CAT Scan or CT Scan? Where’d the Cat Go?
When I was a kid, I remember hearing that someone who had been seriously injured or might have a serious injury would undergo a CAT scan.
At some point along the way, the CAT Scan seems to have disappeared. I’m not sure exactly when the change happened, but suddenly we started hearing about CT Scans.
At first, I thought it must have always been a CT Scan, but that someone pronounced it like cat.

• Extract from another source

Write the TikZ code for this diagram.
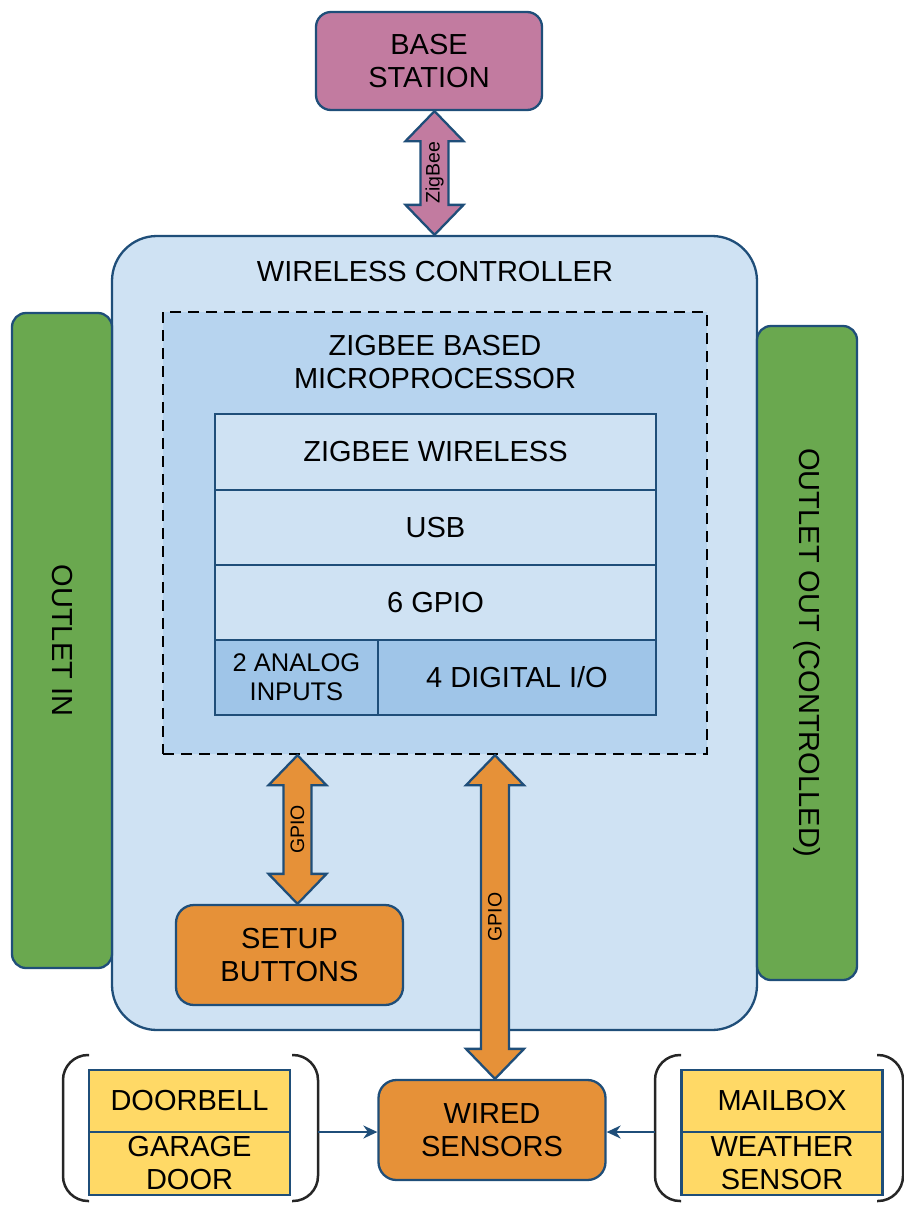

That would sort of make sense, but for the fact that there was definitely a point at which everyone seems to have stopped doing so.
CAT Scan or CT Scan?
The CAT, according to MedicineNet.com, refers to “computerized axial tomography.” It’s a painless X-ray test in which a computer gives doctors cross-section views of a patient’s anatomy. It can reveal both normal and abnormal structures, and, as such, can help diagnose disease, plan the treatment of a disease, or help doctors figure out how well current treatment routines are working.
Sometimes a dye is used to help certain things show up better during the test, which records images from various angles to create a three-dimensional view.
The CT, on the other hand, refers to computerized tomography. Other than the disappearance of axial in the name, a CT Scan and a CAT Scan are the same thing.
One of the biggest questions about the CT Scan is its safety. It does, after all, rely on X-rays, which means radiation.
The Mayo Clinic offers this:
At the low doses of radiation a CT scan uses, your risk of developing cancer from it is so small that it can’t be reliably measured. Because of the possibility of an increased risk, however, the American College of Radiology advises that no imaging exam be done unless there is a clear medical benefit.
Well that clears it right up, doesn’t it?